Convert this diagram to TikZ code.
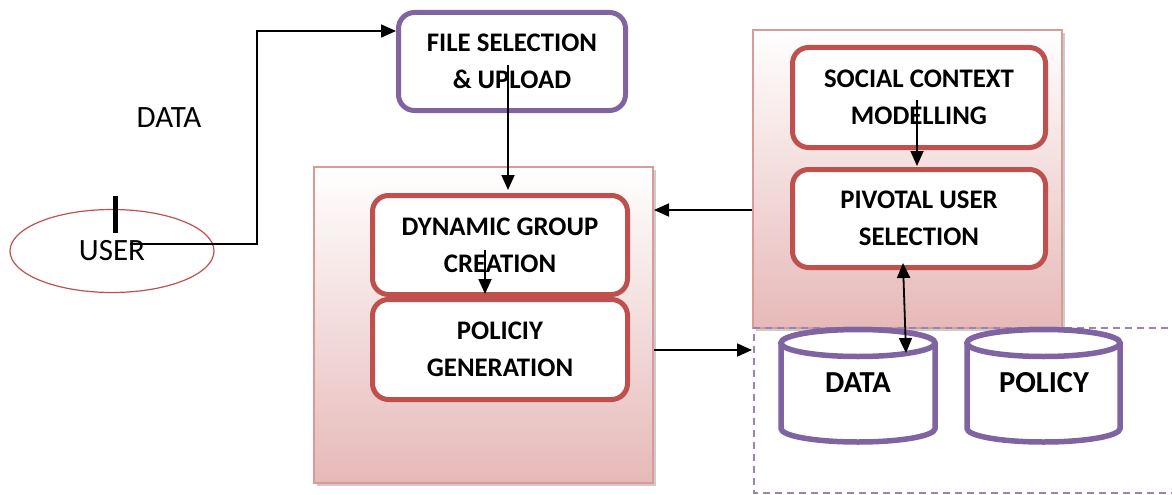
\documentclass[tikz,border=0pt]{standalone}
\usepackage{fontspec}
\setmainfont{Carlito}
\usetikzlibrary{arrows.meta,shadows,shapes.geometric}
\definecolor{cpurple}{HTML}{8064A2}
\definecolor{cred}{HTML}{C0504D}
\definecolor{cpanel}{HTML}{DA9A98}
\definecolor{cpink}{HTML}{E6B9B8}
\begin{document}
\begin{tikzpicture}[x=1pt,y=1pt,
  procbox/.style={draw=cred, line width=5pt, fill=white, rounded corners=16pt, align=center,
    font=\fontsize{26.8}{37}\selectfont\bfseries, inner sep=0pt},
  filebox/.style={procbox, draw=cpurple},
  panel/.style={draw=cpanel, line width=2pt, top color=white, bottom color=cpink, inner sep=0pt,
    drop shadow={shadow xshift=3pt, shadow yshift=-3pt, fill=black!40, opacity=0.5}},
  arr/.style={line width=1.8pt, -{Triangle[length=15pt,width=13pt]}},
  darr/.style={line width=1.8pt, {Triangle[length=15pt,width=13pt]}-{Triangle[length=15pt,width=13pt]}},
  cyl/.style={draw=cpurple, line width=5.5pt, fill=white},
  cyltext/.style={font=\fontsize{30.5}{34}\selectfont\bfseries},
  plaintext/.style={font=\fontsize{31}{34}\selectfont},
]
\useasboundingbox (0,0) rectangle (1172,-495);

% panels
\node[panel, minimum width=339pt, minimum height=316pt] (lp) at (483.5,-325) {};
\node[panel, minimum width=309pt, minimum height=298pt] (rp) at (907.5,-179) {};

% dashed storage region
\draw[cpurple!80, dashed, dash pattern=on 7pt off 5pt, line width=1.5pt]
  (1180,-328) -- (754,-328) -- (754,-493) -- (1180,-493);

% process boxes
\node[filebox, minimum width=227pt, minimum height=98pt] (fs) at (512,-61.5) {FILE SELECTION\\\& UPLOAD};
\node[procbox, minimum width=255pt, minimum height=99pt] (dg) at (500,-245) {DYNAMIC GROUP\\CREATION};
\node[procbox, minimum width=255pt, minimum height=100pt] (pg) at (500,-349.5) {POLICIY\\GENERATION};
\node[procbox, minimum width=253pt, minimum height=100pt] (sc) at (919,-97.5) {SOCIAL CONTEXT\\MODELLING};
\node[procbox, minimum width=253pt, minimum height=98pt] (pv) at (919,-218.5) {PIVOTAL USER\\SELECTION};

% user
\node[draw=cred, line width=1.2pt, ellipse, minimum width=204pt, minimum height=83pt, inner sep=0pt,
  plaintext] (user) at (112,-251) {USER};
\draw[line width=5pt] (115,-196) -- (115,-233);
\node[plaintext] (datalbl) at (169,-118) {DATA};

% cylinders
\filldraw[cyl] (781,-343) -- (781,-428.5) arc[start angle=180,end angle=360,x radius=77pt,y radius=13.5pt]
  -- (935,-343) arc[start angle=0,end angle=180,x radius=77pt,y radius=13.5pt] -- cycle;
\draw[cyl] (858,-343) ellipse[x radius=77pt,y radius=13.5pt];
\filldraw[cyl] (967,-343) -- (967,-428.5) arc[start angle=180,end angle=360,x radius=76.5pt,y radius=13.5pt]
  -- (1120,-343) arc[start angle=0,end angle=180,x radius=76.5pt,y radius=13.5pt] -- cycle;
\draw[cyl] (1043.5,-343) ellipse[x radius=76.5pt,y radius=13.5pt];
\node[cyltext] (dbdata) at (858,-383) {DATA};
\node[cyltext] (dbpolicy) at (1044,-383) {POLICY};
\coordinate (datatop) at (906,-353);

% connectors
\draw[arr] ([xshift=18pt,yshift=7pt]user.center) -| (257,-31) -- (fs.west |- 0,-31);
\draw[arr] ([xshift=-4pt,yshift=-4pt]fs.center) -- ([xshift=8pt,yshift=3pt]dg.north);
\draw[arr] ([xshift=-15pt,yshift=-5pt]dg.center) -- ([xshift=-15pt,yshift=3pt]dg.south);
\draw[arr] ([xshift=-2pt,yshift=-2.5pt]sc.center) -- ([xshift=-2pt,yshift=1pt]pv.north);
\draw[arr] (rp.west |- 0,-210) -- (lp.east |- 0,-210);
\draw[arr] (lp.east |- 0,-350) -- (rp.west |- 0,-350);
\draw[darr] ([xshift=-16pt,yshift=7pt]pv.south) -- (datatop);
\end{tikzpicture}
\end{document}
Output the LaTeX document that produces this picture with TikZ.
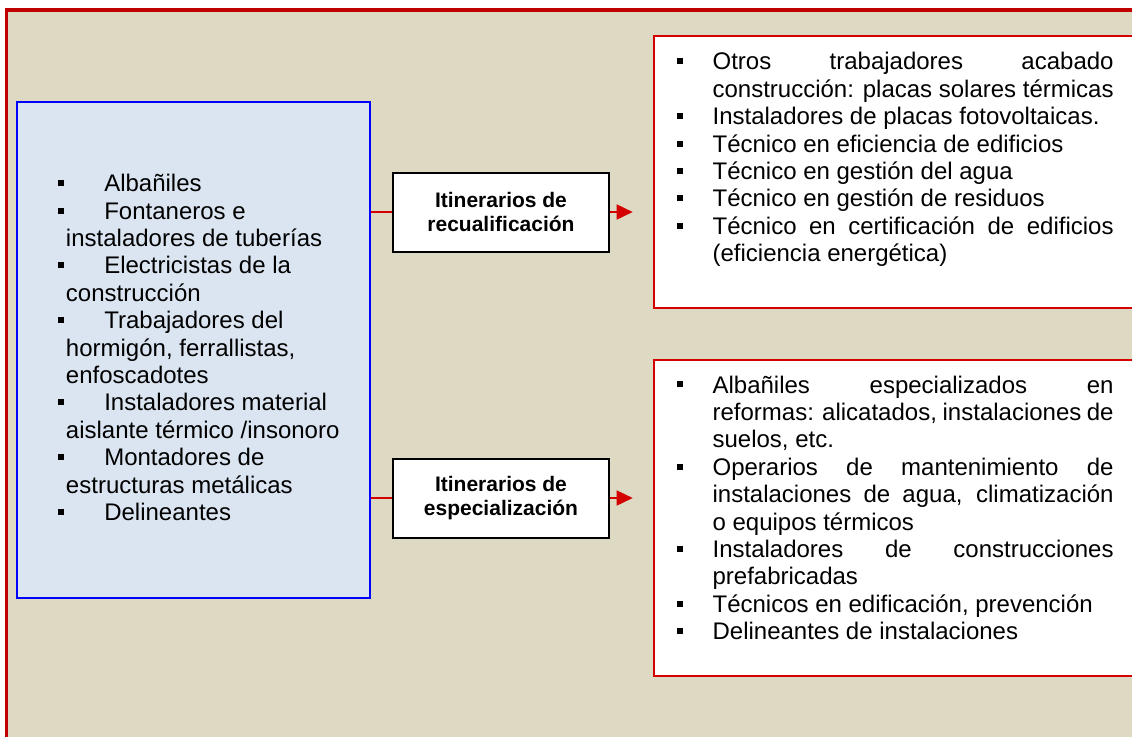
\documentclass[tikz,border=0pt]{standalone}
\usepackage{fontspec}
\setmainfont{Liberation Sans}
\usepackage{xcolor}
\usepackage{tikz}
\usetikzlibrary{arrows.meta,positioning}

\definecolor{tanbg}{HTML}{DDD9C3}
\definecolor{paleblue}{HTML}{DBE5F1}
\definecolor{framered}{HTML}{C00000}
\definecolor{linered}{HTML}{D40000}

\newcommand{\bsq}{\raisebox{2.8pt}{\rule{3pt}{3pt}}}
\newcommand{\litem}{\par\noindent\hspace*{-3.85pt}\makebox[23pt][l]{\bsq}}
\newcommand{\ritem}{\par\noindent\hspace*{-17.85pt}\makebox[17.85pt][l]{\bsq}}

\hyphenpenalty=10000 \exhyphenpenalty=10000 \hbadness=10000

\begin{document}
\begin{tikzpicture}[x=0.5pt, y=-0.5pt,
  srcbox/.style={draw=blue, line width=1pt, fill=paleblue, inner sep=0pt, anchor=north west, font=\fontsize{12pt}{13.7pt}\selectfont},
  itbox/.style={draw=black, line width=1pt, fill=white, minimum width=108pt, minimum height=39.5pt, inner sep=0pt, align=center, font=\bfseries\fontsize{10.5pt}{12.4pt}\selectfont},
  outbox/.style={draw=linered, line width=0.9pt, fill=white, inner sep=0pt, font=\fontsize{12pt}{13.7pt}\selectfont},
  conn/.style={draw=linered, line width=0.8pt},
]
\useasboundingbox (0,0) rectangle (1132,736);
\clip (0,0) rectangle (1132,736);
\fill[white] (0,0) rectangle (1132,736);
\draw[draw=framered, line width=1.75pt, fill=tanbg] (6.7,10) rectangle (1200,800);

% trades on the left
\node[srcbox] (src) at (16,101) {\parbox[t][248pt][t]{176.5pt}{\leftskip=24.5pt \rightskip=0pt plus 1fil
  \litem\rule{0pt}{44.85pt}Albañiles
  \litem Fontaneros e\newline instaladores de tuberías
  \litem Electricistas de la\newline construcción
  \litem Trabajadores del\newline hormigón, ferrallistas,\newline enfoscadotes
  \litem Instaladores material\newline aislante térmico /insonoro
  \litem Montadores de\newline estructuras metálicas
  \litem Delineantes}};

% the two itineraries
\node[itbox] (it1) at (501,212) {Itinerarios de\\recualificación};
\node[itbox] (it2) at (501,498) {Itinerarios de\\especialización};

% resulting occupations
\node[outbox, anchor=north west] (out1) at (652.7,35) {\parbox[t][136.15pt][t]{243.65pt}{\leftskip=29.5pt \rightskip=13.65pt \parfillskip=0pt plus 1fil
  \ritem\rule{0pt}{17pt}Otros trabajadores acabado\linebreak construcción: placas solares térmicas
  \ritem Instaladores de placas fotovoltaicas.
  \ritem Técnico en eficiencia de edificios
  \ritem Técnico en gestión del agua
  \ritem Técnico en gestión de residuos
  \ritem Técnico en certificación de edificios\linebreak (eficiencia energética)}};
\node[outbox, below=25pt of out1] (out2) {\parbox[t][158pt][t]{243.65pt}{\leftskip=29.5pt \rightskip=13.65pt \parfillskip=0pt plus 1fil
  \ritem\rule{0pt}{16.5pt}Albañiles especializados en\linebreak reformas: alicatados, instalaciones de\linebreak suelos, etc.
  \ritem Operarios de mantenimiento de\linebreak instalaciones de agua, climatización\linebreak o equipos térmicos
  \ritem Instaladores de construcciones\linebreak prefabricadas
  \ritem Técnicos en edificación, prevención
  \ritem Delineantes de instalaciones}};

\draw[conn] (src.east |- it1.west) -- (it1.west);
\draw[conn, -{Triangle[length=8pt,width=7.5pt]}, shorten >=10pt] (it1.east) -- (it1.east -| out1.west);
\draw[conn] (src.east |- it2.west) -- (it2.west);
\draw[conn, -{Triangle[length=8pt,width=7.5pt]}, shorten >=10pt] (it2.east) -- (it2.east -| out2.west);
\end{tikzpicture}
\end{document}
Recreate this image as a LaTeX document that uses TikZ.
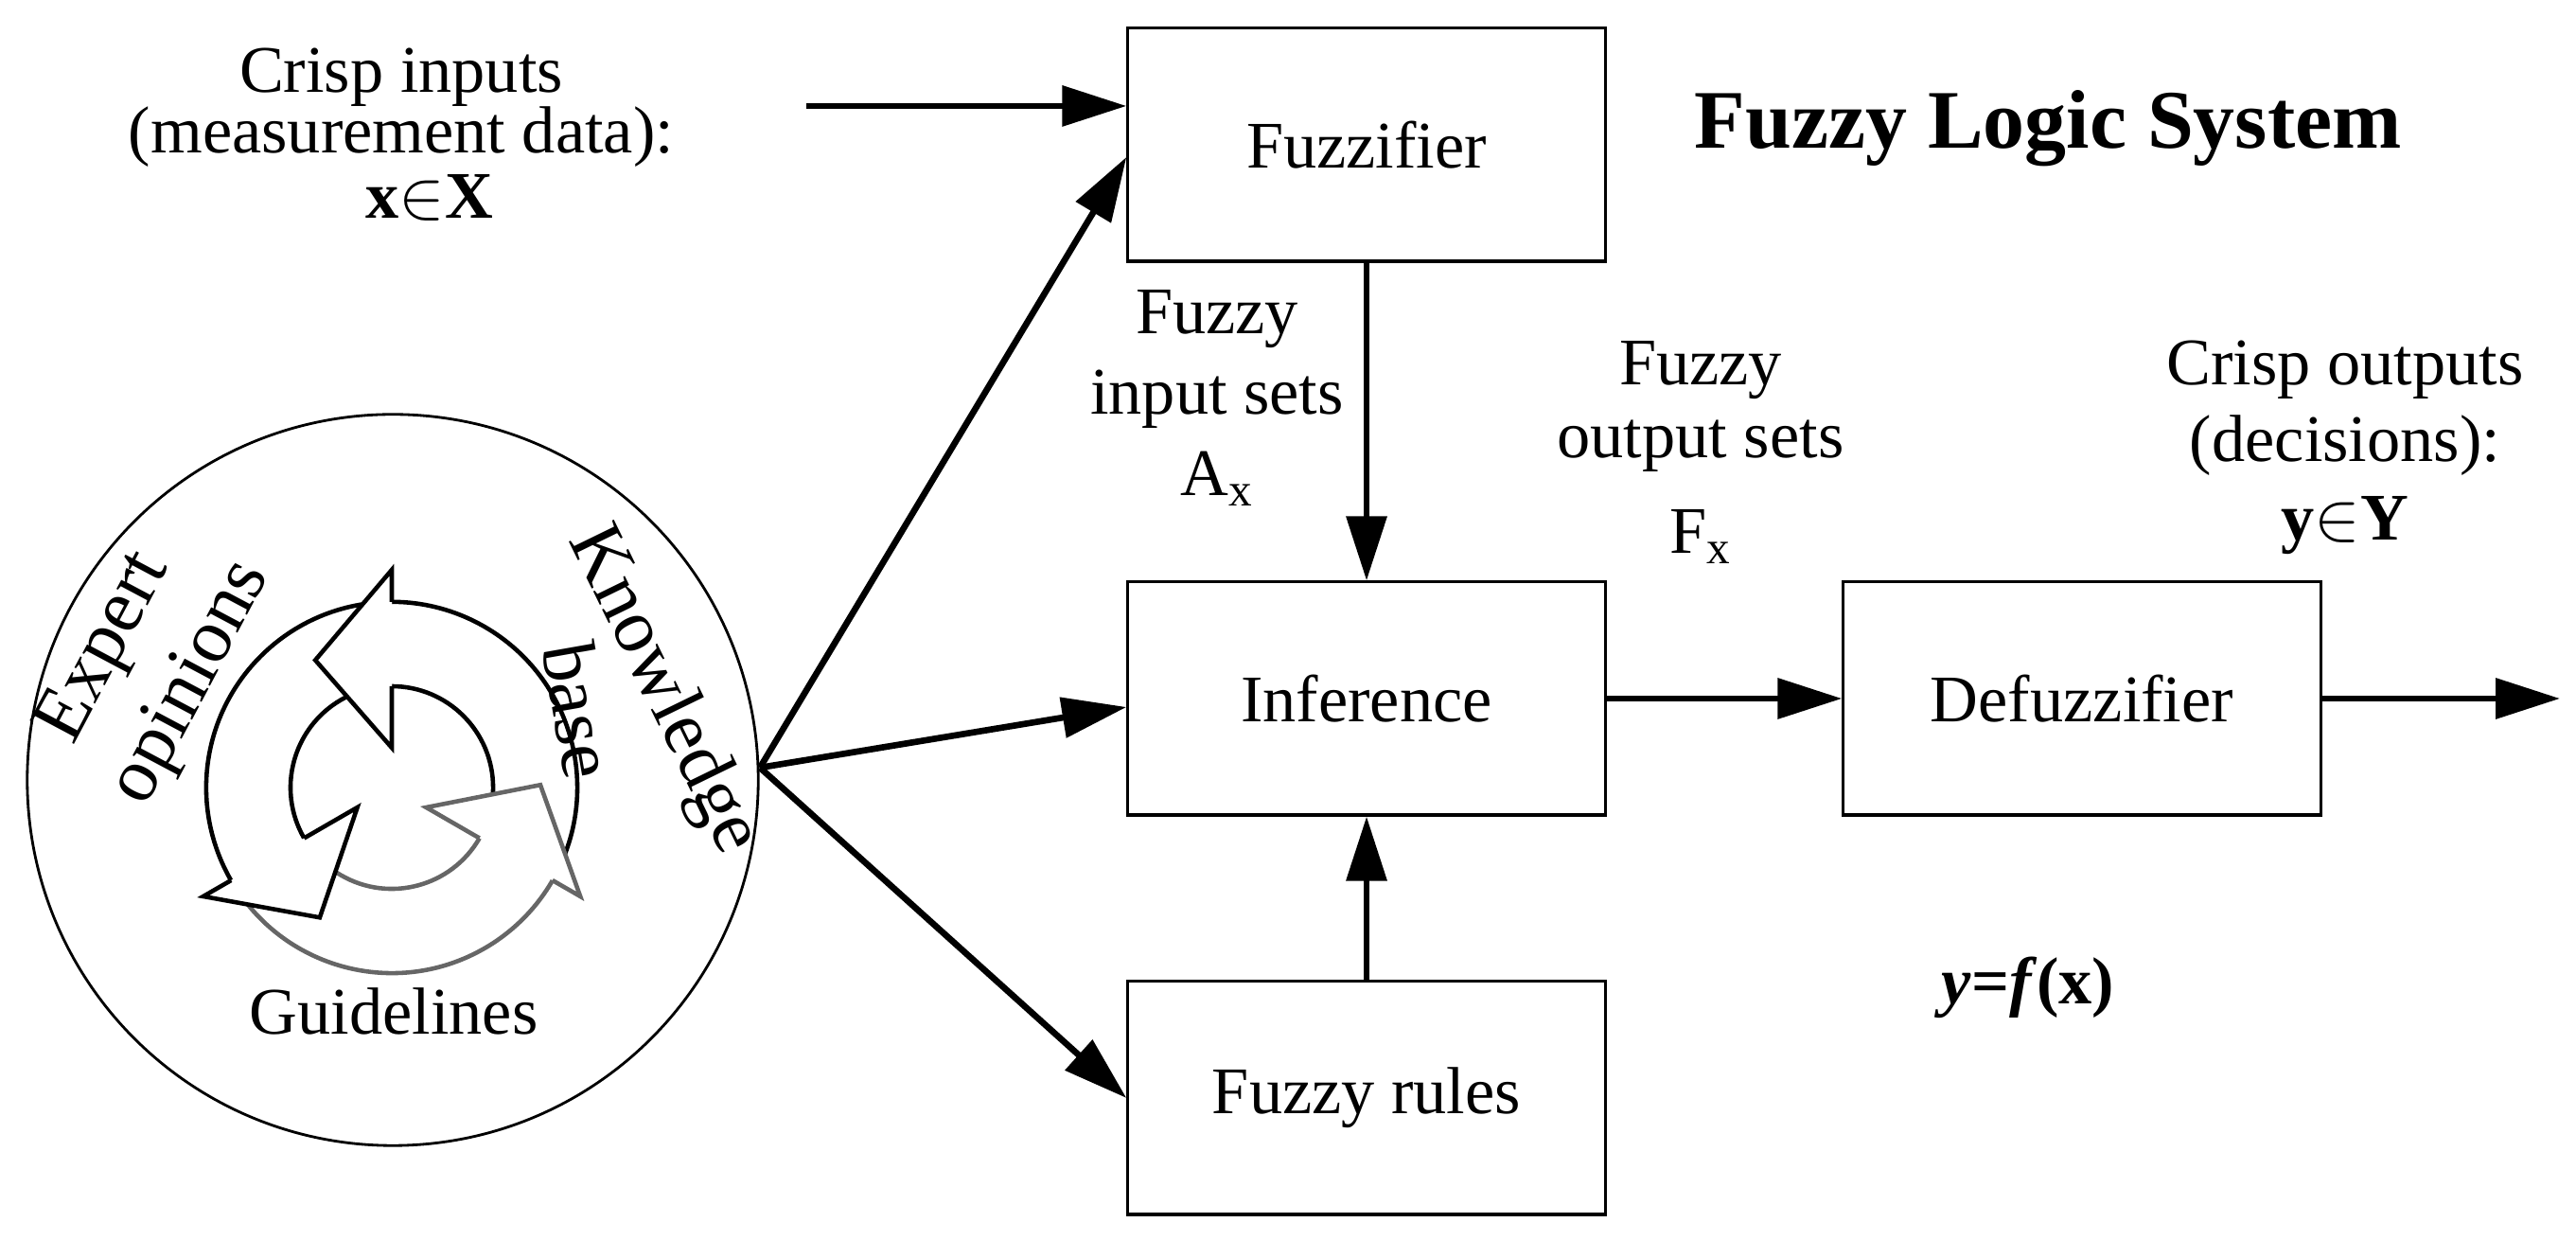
\documentclass[tikz,border=0pt]{standalone}
\usepackage{fontspec}
\setmainfont{Liberation Serif}
\usetikzlibrary{arrows.meta}
\begin{document}
\begin{tikzpicture}[x=0.01cm,y=0.01cm,
  box/.style={draw,line width=0.9pt,minimum width=5.04cm,minimum height=2.46cm,font=\fontsize{20}{24}\selectfont},
  lbl/.style={font=\fontsize{20}{24}\selectfont,align=center},
  rlbl/.style={font=\fontsize{23}{26}\selectfont},
  arr/.style={line width=1.9pt,-{Triangle[length=0.68cm,width=0.42cm]}},
  cyc/.style={line width=1.3pt,line join=miter}]
\useasboundingbox (0,0) rectangle (2722,1310);
\node[box] (fz) at (1444,1157) {Fuzzifier};
\node[box] (inf) at (1444,572) {Inference};
\node[box] (fr) at (1444,150) {Fuzzy rules};
\node[box] (df) at (2200,572) {Defuzzifier};
\node[draw,circle,line width=0.8pt,minimum size=7.72cm] (kb) at (415,486) {};
\coordinate (in) at (852,1198);
\coordinate (fan) at (803,499);
\coordinate (out) at (2705,572);
\draw[arr] (in) -- (fz.west |- in);
\draw[arr] (fan) -- ([yshift=-0.13cm]fz.west);
\draw[arr] (fan) -- ([yshift=-0.09cm]inf.west);
\draw[arr] (fan) -- (fr.west);
\draw[arr] (fz.south) -- (inf.north);
\draw[arr] (fr.north) -- (inf.south);
\draw[arr] (inf.east) -- (df.west);
\draw[arr] (df.east) -- (out);
\node[lbl] (t1) at (424,1228) {Crisp inputs};
\node[lbl] (t2) at (424,1165) {(measurement data):};
\node[lbl] (t3) at (454,1101) {$\mathbf{x}{\in}\mathbf{X}$};
\node[font=\fontsize{25}{30}\selectfont\bfseries] (title) at (2164,1174) {Fuzzy Logic System};
\node[lbl] (a1) at (1286,973) {Fuzzy};
\node[lbl] (a2) at (1286,888) {input sets};
\node[lbl] (a3) at (1286,804) {A\textsubscript{x}};
\node[lbl] (b1) at (1797,919) {Fuzzy};
\node[lbl] (b2) at (1797,839) {output sets};
\node[lbl] (b3) at (1797,743) {F\textsubscript{x}};
\node[lbl] (c1) at (2478,919) {Crisp outputs};
\node[lbl] (c2) at (2478,839) {(decisions):};
\node[lbl] (c3) at (2478,755) {$\mathbf{y}{\in}\mathbf{Y}$};
\node[lbl] (yf) at (2143,267) {\textbf{\textit{y}=\textit{f}(x)}};
\begin{scope}[shift={(414,478)}]
\foreach \t/\c in {330/black!60,90/black,210/black}{
  \pgfmathsetmacro{\a}{\t-120}
  \pgfmathsetmacro{\ox}{196*cos(\a)}\pgfmathsetmacro{\oy}{196*sin(\a)}
  \pgfmathsetmacro{\dx}{107*cos(\t)}\pgfmathsetmacro{\dy}{107*sin(\t)}
  \fill[white] (\ox,\oy) arc[start angle=\a,end angle=\t,radius=1.96cm]
    -- (\dx,\dy) arc[start angle=\t,end angle=\a,radius=1.07cm] -- cycle;
  \draw[cyc,draw=\c] (\ox,\oy) arc[start angle=\a,end angle=\t,radius=1.96cm];
  \draw[cyc,draw=\c] (\dx,\dy) arc[start angle=\t,end angle=\a,radius=1.07cm];
}
\foreach \t/\c in {330/black!60,90/black,210/black}{
  \pgfmathsetmacro{\ex}{196*cos(\t)}\pgfmathsetmacro{\ey}{196*sin(\t)}
  \pgfmathsetmacro{\bx}{230*cos(\t)}\pgfmathsetmacro{\by}{230*sin(\t)}
  \pgfmathsetmacro{\px}{157*cos(\t+31)}\pgfmathsetmacro{\py}{157*sin(\t+31)}
  \pgfmathsetmacro{\cx}{42*cos(\t)}\pgfmathsetmacro{\cy}{42*sin(\t)}
  \pgfmathsetmacro{\dx}{107*cos(\t)}\pgfmathsetmacro{\dy}{107*sin(\t)}
  \fill[white] (\bx,\by) -- (\px,\py) -- (\cx,\cy) -- cycle;
  \draw[cyc,draw=\c] (\ex,\ey) -- (\bx,\by) -- (\px,\py) -- (\cx,\cy) -- (\dx,\dy);
}
\end{scope}
\node[rlbl,rotate=62] (e1) at (112,625) {Expert};
\node[rlbl,rotate=62] (e2) at (203,588) {opinions};
\node[rlbl,rotate=-64] (k1) at (700,580) {Knowledge};
\node[rlbl,rotate=-80] (k2) at (612,560) {base};
\node[lbl] (g) at (416,242) {Guidelines};
\end{tikzpicture}
\end{document}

**What to do**
Copy out each line of the records where the string "that" appears.

**Result of the exercise**
Output the LaTeX document that produces this picture with TikZ.
Recreate this image as a LaTeX document that uses TikZ.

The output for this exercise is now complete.